What is a generational mashup? It happens when generations collide and integrate. We now have three generations that can likely thrive together. This wasn’t the case with previous generations. Baby Boomers had a much less affinity with their parents than generations today. In fact Gen Y’ers today enjoy the interaction with Boomers. They to a great extent share the same worldview with their older grandparents in the boomer generation and their parents and older brothers and sisters in the Gen X cohort. And so we have a mashup. A collision, if you will, in the workplace and in non-profits and churches as well.
Let me illustrate some of the compatibility if I can with a negative illustration.
Bob Dylan has long been a musical hero of mine. I had a rare opportunity to see Bob in concert in a beautiful venue in Washington State called the “Gorge.” It has a magnificent view behind and around the stage. The setting on the steep hills above the Columbia Gorge near Quincy, Washington was majestic in the glow of a setting Sun.
Bob was in rare form that night. He had G.E. Smith from Saturday Night live as his music director. The band was tight. And Bob was on. I had seats with my brother on the tenth row.

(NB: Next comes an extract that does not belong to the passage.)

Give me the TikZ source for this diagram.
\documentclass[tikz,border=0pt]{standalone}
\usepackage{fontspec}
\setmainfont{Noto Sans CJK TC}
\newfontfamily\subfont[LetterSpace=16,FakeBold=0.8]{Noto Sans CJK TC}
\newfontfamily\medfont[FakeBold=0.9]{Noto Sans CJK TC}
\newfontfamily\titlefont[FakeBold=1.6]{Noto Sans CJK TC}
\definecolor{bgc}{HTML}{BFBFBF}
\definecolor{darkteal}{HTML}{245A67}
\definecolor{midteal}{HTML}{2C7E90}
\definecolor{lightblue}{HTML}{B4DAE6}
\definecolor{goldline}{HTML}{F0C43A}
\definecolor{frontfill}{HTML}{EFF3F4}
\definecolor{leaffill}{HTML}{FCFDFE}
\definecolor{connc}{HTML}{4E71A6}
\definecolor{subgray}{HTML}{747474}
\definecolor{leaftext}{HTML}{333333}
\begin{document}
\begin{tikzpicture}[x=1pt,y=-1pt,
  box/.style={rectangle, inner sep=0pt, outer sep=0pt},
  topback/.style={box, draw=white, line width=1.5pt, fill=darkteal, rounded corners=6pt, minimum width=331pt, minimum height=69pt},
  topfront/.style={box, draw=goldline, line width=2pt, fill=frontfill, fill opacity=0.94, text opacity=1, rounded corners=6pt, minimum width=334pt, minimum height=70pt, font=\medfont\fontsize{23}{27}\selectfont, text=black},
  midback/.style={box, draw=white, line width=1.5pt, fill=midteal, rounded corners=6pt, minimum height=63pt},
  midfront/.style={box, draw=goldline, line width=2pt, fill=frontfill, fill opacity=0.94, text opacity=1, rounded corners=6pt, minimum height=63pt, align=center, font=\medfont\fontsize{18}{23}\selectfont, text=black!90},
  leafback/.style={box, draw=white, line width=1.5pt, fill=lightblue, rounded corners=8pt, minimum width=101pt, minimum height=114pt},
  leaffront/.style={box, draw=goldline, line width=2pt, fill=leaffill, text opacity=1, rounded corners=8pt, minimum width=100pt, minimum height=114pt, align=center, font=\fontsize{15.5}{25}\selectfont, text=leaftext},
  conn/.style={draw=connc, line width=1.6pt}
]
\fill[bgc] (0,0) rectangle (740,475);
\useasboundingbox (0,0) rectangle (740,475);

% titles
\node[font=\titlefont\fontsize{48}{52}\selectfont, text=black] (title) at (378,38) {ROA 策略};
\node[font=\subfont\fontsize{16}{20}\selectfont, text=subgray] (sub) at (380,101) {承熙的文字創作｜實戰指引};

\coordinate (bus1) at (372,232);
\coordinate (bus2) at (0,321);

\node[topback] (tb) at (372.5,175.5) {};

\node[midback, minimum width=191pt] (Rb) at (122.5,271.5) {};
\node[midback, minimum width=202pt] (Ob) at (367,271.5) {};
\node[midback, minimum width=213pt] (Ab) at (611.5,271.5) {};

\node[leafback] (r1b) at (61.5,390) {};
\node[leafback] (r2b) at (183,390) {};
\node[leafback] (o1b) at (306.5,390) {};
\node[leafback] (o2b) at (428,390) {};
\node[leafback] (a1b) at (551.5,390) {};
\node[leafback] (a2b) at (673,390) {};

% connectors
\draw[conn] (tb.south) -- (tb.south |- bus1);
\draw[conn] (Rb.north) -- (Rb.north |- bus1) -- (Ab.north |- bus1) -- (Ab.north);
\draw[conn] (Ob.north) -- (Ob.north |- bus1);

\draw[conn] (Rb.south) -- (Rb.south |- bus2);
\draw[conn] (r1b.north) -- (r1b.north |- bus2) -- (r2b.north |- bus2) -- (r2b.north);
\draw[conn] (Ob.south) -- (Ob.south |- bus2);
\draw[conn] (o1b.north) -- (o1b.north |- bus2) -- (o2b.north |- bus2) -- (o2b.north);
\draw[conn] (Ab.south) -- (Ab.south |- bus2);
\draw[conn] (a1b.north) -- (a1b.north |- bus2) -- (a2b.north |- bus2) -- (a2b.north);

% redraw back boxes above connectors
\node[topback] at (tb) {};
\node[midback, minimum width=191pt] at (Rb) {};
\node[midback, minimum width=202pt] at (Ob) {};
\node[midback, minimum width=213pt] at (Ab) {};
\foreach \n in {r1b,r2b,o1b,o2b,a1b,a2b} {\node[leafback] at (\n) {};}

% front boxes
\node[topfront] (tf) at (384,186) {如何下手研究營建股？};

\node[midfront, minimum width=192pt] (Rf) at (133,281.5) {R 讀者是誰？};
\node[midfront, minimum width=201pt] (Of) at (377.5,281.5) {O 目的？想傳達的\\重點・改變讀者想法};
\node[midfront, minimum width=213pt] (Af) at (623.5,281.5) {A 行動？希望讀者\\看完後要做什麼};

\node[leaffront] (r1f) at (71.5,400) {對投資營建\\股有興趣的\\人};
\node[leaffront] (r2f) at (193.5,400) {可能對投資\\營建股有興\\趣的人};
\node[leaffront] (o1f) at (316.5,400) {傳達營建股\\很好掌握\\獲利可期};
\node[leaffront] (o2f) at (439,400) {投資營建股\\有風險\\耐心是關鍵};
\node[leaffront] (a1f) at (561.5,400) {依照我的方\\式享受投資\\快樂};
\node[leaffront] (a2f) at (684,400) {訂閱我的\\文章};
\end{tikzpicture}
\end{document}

And we were enthralled with the evening.
There were three generations of a family that sat right next to us. We were on the aisle. There they were grandma and grandpa (my generation), mom and dad and older teenagers. I didn’t pay much attention to them but into about the second half of Bob’s set, they offered me a toke off of a marijuana joint. I politely said I was fine. And they proceeded to pass it among the family. These were clearly upper-middle-class folks. They had no hesitancies about getting high together after all they were family.
What struck me about this scene is it didn’t seem that unusual or hard to grasp. I couldn’t see my grandparents passing joints around the family circle. In my day, plenty of joints were passed around but never cross-generationally.

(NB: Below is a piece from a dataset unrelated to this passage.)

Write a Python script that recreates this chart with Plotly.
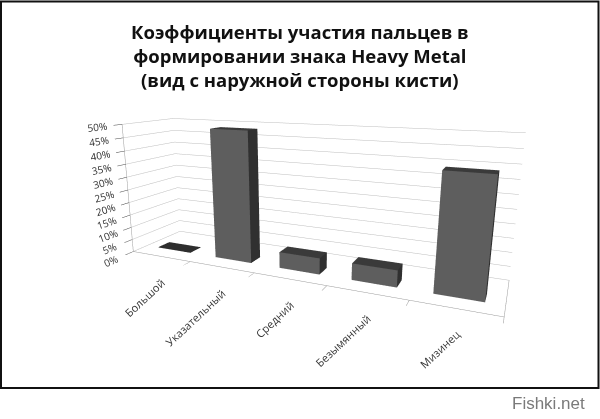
import math
import plotly.graph_objects as go

# ---- data ----
categories = ['Большой', 'Указательный', 'Средний', 'Безымянный', 'Мизинец']
values = [0.0, 0.49, 0.06, 0.06, 0.40]
z_ticks = [0.0, 0.05, 0.10, 0.15, 0.20, 0.25, 0.30, 0.35, 0.40, 0.45, 0.50]
title_lines = ['Коэффициенты участия пальцев в',
               'формировании знака Heavy Metal',
               '(вид с наружной стороны кисти)']

BAR_W = 0.57      # fraction of category width
D0, D1 = 0.27, 0.50  # bar depth span (y-axis units, range 0..1)
MIN_H = 0.002     # zero bar still shows a flat plate

C_FRONT = '#5e5e5e'
C_TOP = '#3a3a3a'
C_SIDE = '#303030'

fig = go.Figure()

for i, (cat, v) in enumerate(zip(categories, values)):
    h = max(v, MIN_H)
    x0, x1 = i - BAR_W / 2, i + BAR_W / 2
    xs = [x0, x1, x1, x0, x0, x1, x1, x0]
    ys = [D0, D0, D1, D1, D0, D0, D1, D1]
    zs = [0, 0, 0, 0, h, h, h, h]
    tri = [
        (0, 1, 5, C_FRONT), (0, 5, 4, C_FRONT),
        (3, 2, 6, C_FRONT), (3, 6, 7, C_FRONT),
        (4, 5, 6, C_TOP), (4, 6, 7, C_TOP),
        (0, 1, 2, C_TOP), (0, 2, 3, C_TOP),
        (1, 2, 6, C_SIDE), (1, 6, 5, C_SIDE),
        (0, 3, 7, C_SIDE), (0, 7, 4, C_SIDE),
    ]
    fc = [t[3] for t in tri]
    if v == 0:
        fc = ['#2e2e2e'] * len(tri)
    fig.add_trace(go.Mesh3d(
        x=xs, y=ys, z=zs,
        i=[t[0] for t in tri], j=[t[1] for t in tri], k=[t[2] for t in tri],
        facecolor=fc, flatshading=True,
        lighting=dict(ambient=1.0, diffuse=0.0, specular=0.0, roughness=1.0, fresnel=0.0),
        hoverinfo='skip', showscale=False, name=cat,
    ))

axis_common = dict(title=dict(text=''), showspikes=False, zeroline=False,
                   backgroundcolor='white', showbackground=True)

scene_annotations = [
    dict(x=i, y=0, z=0, text=cat, showarrow=False, textangle=-43,
         xanchor='right', yanchor='top', xshift=10, yshift=-16,
         font=dict(family='Open Sans', size=11, color='#383838'))
    for i, cat in enumerate(categories)
]

boundary_ticks = [k - 0.5 for k in range(len(categories) + 1)]

dist, elev, rot = 1.93, math.radians(13.5), math.radians(23.5)
eye = dict(x=dist * math.cos(elev) * math.sin(rot),
           y=-dist * math.cos(elev) * math.cos(rot),
           z=dist * math.sin(elev))

fig.update_layout(
    width=600, height=419,
    margin=dict(l=0, r=0, t=0, b=0),
    paper_bgcolor='white',
    showlegend=False,
    scene=dict(
        domain=dict(x=[0.0, 1.0], y=[0.0, 1.0]),
        xaxis=dict(range=[-0.5, len(categories) - 0.5], showgrid=False,
                   tickvals=boundary_ticks, showticklabels=False, ticks='outside',
                   ticklen=4, tickcolor='#9a9a9a', showline=True,
                   linecolor='#9a9a9a', **axis_common),
        yaxis=dict(range=[0, 1], showgrid=False, showticklabels=False,
                   ticks='', showline=True, linecolor='#9a9a9a', **axis_common),
        zaxis=dict(range=[0, 0.5], tickvals=z_ticks, tickformat='.0%',
                   showgrid=True, gridcolor='#bdbdbd', gridwidth=1,
                   showline=True, linecolor='#9a9a9a', ticks='outside',
                   tickfont=dict(family='Open Sans', size=11, color='#333333'),
                   **axis_common),
        aspectmode='manual',
        aspectratio=dict(x=1.47, y=0.32, z=0.535),
        camera=dict(
            eye=eye,
            center=dict(x=-0.03, y=0, z=-0.045),
            projection=dict(type='perspective'),
        ),
        annotations=scene_annotations,
    ),
    annotations=[
        dict(x=0.5, y=1 - 17 / 419, xref='paper', yref='paper',
             text='<b>' + '<br>'.join(title_lines) + '</b>', showarrow=False,
             xanchor='center', yanchor='top', align='center',
             font=dict(family='Open Sans', size=18.5, color='#111111')),
        dict(x=587 / 600, y=1 - 403 / 419, xref='paper', yref='paper',
             text='Fishki.net', showarrow=False, xanchor='right', yanchor='middle',
             font=dict(family='Liberation Sans', size=17, color='#7a7a7a')),
    ],
    shapes=[
        dict(type='rect', xref='paper', yref='paper',
             x0=1 / 600, x1=598.5 / 600, y0=1 - 388 / 419, y1=1 - 1.5 / 419,
             line=dict(color='#111111', width=2)),
    ],
)

fig.write_html('out.html', config={'displayModeBar': False},
               post_script="document.body.style.margin='0';")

What was happening? Three generations here shared a common worldview and experience.
The sitcom “Parenthood” that came out in 2010 presents the same picture. There are three generations sharing a common experience and worldview. The grandparents are people from the sixties. The children are from the 70’s, and the grandkids are products of the eighties and nineties. They share life together. Outside some age-chronological differences, they are comfortable with each other. It is a story about generations and how generations live together in our post-modern world. This is a theme our culture is identifying with. But will the church?
This is the first time in a while in our history as a culture that several generations have shared so much in common. It is clear that Gen Y loves their Boomer sages. And Gen Xers seem to appreciate the help with their broods. Three generations long to work and thrive together.

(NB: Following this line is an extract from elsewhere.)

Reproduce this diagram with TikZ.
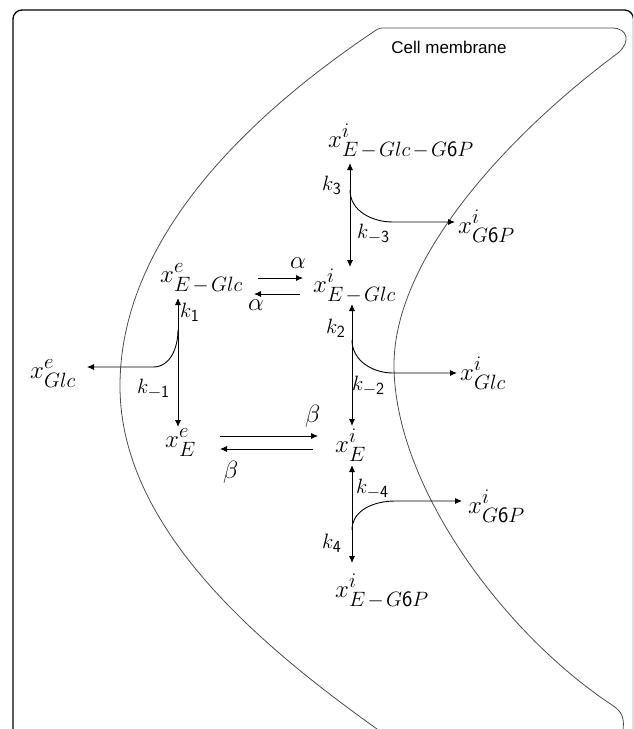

The church is facing this challenge and a fantastic opportunity with three generations in tow.
Reaping the rewards of this time isn’t easy. It isn’t age that is the issue but worldview. The church has thought generationally and aged for a long while. But today age has never meant less. The big divider is the gulf between a post-modern influenced world-view and the modern worldview. The culture of the fifties and sixties is gone. There remains one of the last vestiges of those who still remember black and white television. Churches are too segmented. Generations long to integrate and belong together.